Copy out all of the data exactly as it appears.

--*--

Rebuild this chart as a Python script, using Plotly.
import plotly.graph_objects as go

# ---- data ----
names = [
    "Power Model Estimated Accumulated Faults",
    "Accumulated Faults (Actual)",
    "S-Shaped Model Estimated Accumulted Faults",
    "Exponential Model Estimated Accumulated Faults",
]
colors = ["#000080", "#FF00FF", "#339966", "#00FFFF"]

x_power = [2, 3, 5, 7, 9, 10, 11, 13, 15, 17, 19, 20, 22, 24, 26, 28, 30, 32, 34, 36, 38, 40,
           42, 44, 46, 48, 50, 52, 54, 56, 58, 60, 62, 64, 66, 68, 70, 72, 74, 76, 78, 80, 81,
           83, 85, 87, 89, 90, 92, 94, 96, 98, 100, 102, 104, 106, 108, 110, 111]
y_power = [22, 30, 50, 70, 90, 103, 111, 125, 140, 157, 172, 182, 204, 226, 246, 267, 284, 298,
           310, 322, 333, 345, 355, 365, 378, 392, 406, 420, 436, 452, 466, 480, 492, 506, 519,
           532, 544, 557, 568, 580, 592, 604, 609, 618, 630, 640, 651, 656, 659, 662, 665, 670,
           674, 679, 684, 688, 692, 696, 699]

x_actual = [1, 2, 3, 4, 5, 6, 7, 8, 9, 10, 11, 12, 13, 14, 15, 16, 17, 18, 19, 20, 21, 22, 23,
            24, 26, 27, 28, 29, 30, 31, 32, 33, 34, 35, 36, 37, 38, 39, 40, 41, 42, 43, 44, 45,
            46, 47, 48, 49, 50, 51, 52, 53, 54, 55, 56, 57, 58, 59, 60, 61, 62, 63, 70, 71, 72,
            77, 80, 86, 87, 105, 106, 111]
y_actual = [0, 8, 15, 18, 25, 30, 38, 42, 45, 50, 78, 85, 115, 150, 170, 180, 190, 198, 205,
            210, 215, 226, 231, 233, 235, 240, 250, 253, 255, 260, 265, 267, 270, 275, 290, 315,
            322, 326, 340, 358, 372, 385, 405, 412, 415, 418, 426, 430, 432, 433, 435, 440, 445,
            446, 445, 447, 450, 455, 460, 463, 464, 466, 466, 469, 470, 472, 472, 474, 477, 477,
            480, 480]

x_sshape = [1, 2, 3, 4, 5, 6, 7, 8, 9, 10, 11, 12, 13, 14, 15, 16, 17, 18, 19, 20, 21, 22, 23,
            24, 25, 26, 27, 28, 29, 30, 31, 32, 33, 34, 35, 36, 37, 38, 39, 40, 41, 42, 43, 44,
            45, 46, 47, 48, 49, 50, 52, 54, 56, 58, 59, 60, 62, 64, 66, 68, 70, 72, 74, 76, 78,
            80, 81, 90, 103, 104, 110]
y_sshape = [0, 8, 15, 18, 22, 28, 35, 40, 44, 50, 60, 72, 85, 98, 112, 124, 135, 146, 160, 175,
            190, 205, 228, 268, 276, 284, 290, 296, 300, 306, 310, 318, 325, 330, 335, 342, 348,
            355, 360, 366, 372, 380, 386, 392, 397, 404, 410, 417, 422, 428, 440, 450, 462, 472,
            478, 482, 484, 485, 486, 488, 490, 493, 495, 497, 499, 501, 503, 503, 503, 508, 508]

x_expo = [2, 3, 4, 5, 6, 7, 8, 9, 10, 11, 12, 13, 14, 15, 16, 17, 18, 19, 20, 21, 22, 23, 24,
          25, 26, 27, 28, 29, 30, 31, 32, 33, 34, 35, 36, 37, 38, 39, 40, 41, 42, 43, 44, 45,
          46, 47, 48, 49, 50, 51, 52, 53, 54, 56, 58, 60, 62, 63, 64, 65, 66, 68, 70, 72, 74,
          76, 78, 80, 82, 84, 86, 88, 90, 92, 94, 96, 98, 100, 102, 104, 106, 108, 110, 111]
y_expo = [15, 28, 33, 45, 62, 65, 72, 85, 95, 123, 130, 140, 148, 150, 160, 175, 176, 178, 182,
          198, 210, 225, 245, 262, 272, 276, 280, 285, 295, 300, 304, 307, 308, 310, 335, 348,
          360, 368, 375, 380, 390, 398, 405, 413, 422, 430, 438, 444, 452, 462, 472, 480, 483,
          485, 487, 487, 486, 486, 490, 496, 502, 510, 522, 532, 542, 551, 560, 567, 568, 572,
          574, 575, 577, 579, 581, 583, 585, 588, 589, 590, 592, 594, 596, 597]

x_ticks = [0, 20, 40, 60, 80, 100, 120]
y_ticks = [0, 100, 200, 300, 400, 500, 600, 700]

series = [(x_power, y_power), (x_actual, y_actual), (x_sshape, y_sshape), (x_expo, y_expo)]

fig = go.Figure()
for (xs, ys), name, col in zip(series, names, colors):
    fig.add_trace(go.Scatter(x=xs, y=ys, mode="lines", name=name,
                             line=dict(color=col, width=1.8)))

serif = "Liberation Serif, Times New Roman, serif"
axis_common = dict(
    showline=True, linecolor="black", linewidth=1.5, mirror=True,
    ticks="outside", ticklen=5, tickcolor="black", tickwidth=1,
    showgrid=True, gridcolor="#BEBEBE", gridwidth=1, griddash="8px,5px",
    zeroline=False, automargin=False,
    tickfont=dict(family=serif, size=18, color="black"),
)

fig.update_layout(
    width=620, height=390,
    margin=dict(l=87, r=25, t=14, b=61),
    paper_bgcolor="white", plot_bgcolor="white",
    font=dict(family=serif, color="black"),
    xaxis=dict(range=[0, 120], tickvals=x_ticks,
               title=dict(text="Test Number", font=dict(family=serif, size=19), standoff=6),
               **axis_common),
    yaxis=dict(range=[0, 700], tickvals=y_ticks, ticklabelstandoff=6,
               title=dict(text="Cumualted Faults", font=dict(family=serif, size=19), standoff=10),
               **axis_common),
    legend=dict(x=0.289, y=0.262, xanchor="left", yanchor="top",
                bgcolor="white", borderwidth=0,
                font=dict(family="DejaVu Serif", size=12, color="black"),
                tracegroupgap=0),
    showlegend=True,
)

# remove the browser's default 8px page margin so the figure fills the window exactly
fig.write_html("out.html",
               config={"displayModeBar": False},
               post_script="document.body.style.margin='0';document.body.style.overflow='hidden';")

--*--

◆ **RESULT**:
Rebuild this chart as a Python script, using Plotly.
import plotly.graph_objects as go

# ---- data ----
names = [
    "Power Model Estimated Accumulated Faults",
    "Accumulated Faults (Actual)",
    "S-Shaped Model Estimated Accumulted Faults",
    "Exponential Model Estimated Accumulated Faults",
]
colors = ["#000080", "#FF00FF", "#339966", "#00FFFF"]

x_power = [2, 3, 5, 7, 9, 10, 11, 13, 15, 17, 19, 20, 22, 24, 26, 28, 30, 32, 34, 36, 38, 40,
           42, 44, 46, 48, 50, 52, 54, 56, 58, 60, 62, 64, 66, 68, 70, 72, 74, 76, 78, 80, 81,
           83, 85, 87, 89, 90, 92, 94, 96, 98, 100, 102, 104, 106, 108, 110, 111]
y_power = [22, 30, 50, 70, 90, 103, 111, 125, 140, 157, 172, 182, 204, 226, 246, 267, 284, 298,
           310, 322, 333, 345, 355, 365, 378, 392, 406, 420, 436, 452, 466, 480, 492, 506, 519,
           532, 544, 557, 568, 580, 592, 604, 609, 618, 630, 640, 651, 656, 659, 662, 665, 670,
           674, 679, 684, 688, 692, 696, 699]

x_actual = [1, 2, 3, 4, 5, 6, 7, 8, 9, 10, 11, 12, 13, 14, 15, 16, 17, 18, 19, 20, 21, 22, 23,
            24, 26, 27, 28, 29, 30, 31, 32, 33, 34, 35, 36, 37, 38, 39, 40, 41, 42, 43, 44, 45,
            46, 47, 48, 49, 50, 51, 52, 53, 54, 55, 56, 57, 58, 59, 60, 61, 62, 63, 70, 71, 72,
            77, 80, 86, 87, 105, 106, 111]
y_actual = [0, 8, 15, 18, 25, 30, 38, 42, 45, 50, 78, 85, 115, 150, 170, 180, 190, 198, 205,
            210, 215, 226, 231, 233, 235, 240, 250, 253, 255, 260, 265, 267, 270, 275, 290, 315,
            322, 326, 340, 358, 372, 385, 405, 412, 415, 418, 426, 430, 432, 433, 435, 440, 445,
            446, 445, 447, 450, 455, 460, 463, 464, 466, 466, 469, 470, 472, 472, 474, 477, 477,
            480, 480]

x_sshape = [1, 2, 3, 4, 5, 6, 7, 8, 9, 10, 11, 12, 13, 14, 15, 16, 17, 18, 19, 20, 21, 22, 23,
            24, 25, 26, 27, 28, 29, 30, 31, 32, 33, 34, 35, 36, 37, 38, 39, 40, 41, 42, 43, 44,
            45, 46, 47, 48, 49, 50, 52, 54, 56, 58, 59, 60, 62, 64, 66, 68, 70, 72, 74, 76, 78,
            80, 81, 90, 103, 104, 110]
y_sshape = [0, 8, 15, 18, 22, 28, 35, 40, 44, 50, 60, 72, 85, 98, 112, 124, 135, 146, 160, 175,
            190, 205, 228, 268, 276, 284, 290, 296, 300, 306, 310, 318, 325, 330, 335, 342, 348,
            355, 360, 366, 372, 380, 386, 392, 397, 404, 410, 417, 422, 428, 440, 450, 462, 472,
            478, 482, 484, 485, 486, 488, 490, 493, 495, 497, 499, 501, 503, 503, 503, 508, 508]

x_expo = [2, 3, 4, 5, 6, 7, 8, 9, 10, 11, 12, 13, 14, 15, 16, 17, 18, 19, 20, 21, 22, 23, 24,
          25, 26, 27, 28, 29, 30, 31, 32, 33, 34, 35, 36, 37, 38, 39, 40, 41, 42, 43, 44, 45,
          46, 47, 48, 49, 50, 51, 52, 53, 54, 56, 58, 60, 62, 63, 64, 65, 66, 68, 70, 72, 74,
          76, 78, 80, 82, 84, 86, 88, 90, 92, 94, 96, 98, 100, 102, 104, 106, 108, 110, 111]
y_expo = [15, 28, 33, 45, 62, 65, 72, 85, 95, 123, 130, 140, 148, 150, 160, 175, 176, 178, 182,
          198, 210, 225, 245, 262, 272, 276, 280, 285, 295, 300, 304, 307, 308, 310, 335, 348,
          360, 368, 375, 380, 390, 398, 405, 413, 422, 430, 438, 444, 452, 462, 472, 480, 483,
          485, 487, 487, 486, 486, 490, 496, 502, 510, 522, 532, 542, 551, 560, 567, 568, 572,
          574, 575, 577, 579, 581, 583, 585, 588, 589, 590, 592, 594, 596, 597]

x_ticks = [0, 20, 40, 60, 80, 100, 120]
y_ticks = [0, 100, 200, 300, 400, 500, 600, 700]

series = [(x_power, y_power), (x_actual, y_actual), (x_sshape, y_sshape), (x_expo, y_expo)]

fig = go.Figure()
for (xs, ys), name, col in zip(series, names, colors):
    fig.add_trace(go.Scatter(x=xs, y=ys, mode="lines", name=name,
                             line=dict(color=col, width=1.8)))

serif = "Liberation Serif, Times New Roman, serif"
axis_common = dict(
    showline=True, linecolor="black", linewidth=1.5, mirror=True,
    ticks="outside", ticklen=5, tickcolor="black", tickwidth=1,
    showgrid=True, gridcolor="#BEBEBE", gridwidth=1, griddash="8px,5px",
    zeroline=False, automargin=False,
    tickfont=dict(family=serif, size=18, color="black"),
)

fig.update_layout(
    width=620, height=390,
    margin=dict(l=87, r=25, t=14, b=61),
    paper_bgcolor="white", plot_bgcolor="white",
    font=dict(family=serif, color="black"),
    xaxis=dict(range=[0, 120], tickvals=x_ticks,
               title=dict(text="Test Number", font=dict(family=serif, size=19), standoff=6),
               **axis_common),
    yaxis=dict(range=[0, 700], tickvals=y_ticks, ticklabelstandoff=6,
               title=dict(text="Cumualted Faults", font=dict(family=serif, size=19), standoff=10),
               **axis_common),
    legend=dict(x=0.289, y=0.262, xanchor="left", yanchor="top",
                bgcolor="white", borderwidth=0,
                font=dict(family="DejaVu Serif", size=12, color="black"),
                tracegroupgap=0),
    showlegend=True,
)

# remove the browser's default 8px page margin so the figure fills the window exactly
fig.write_html("out.html",
               config={"displayModeBar": False},
               post_script="document.body.style.margin='0';document.body.style.overflow='hidden';")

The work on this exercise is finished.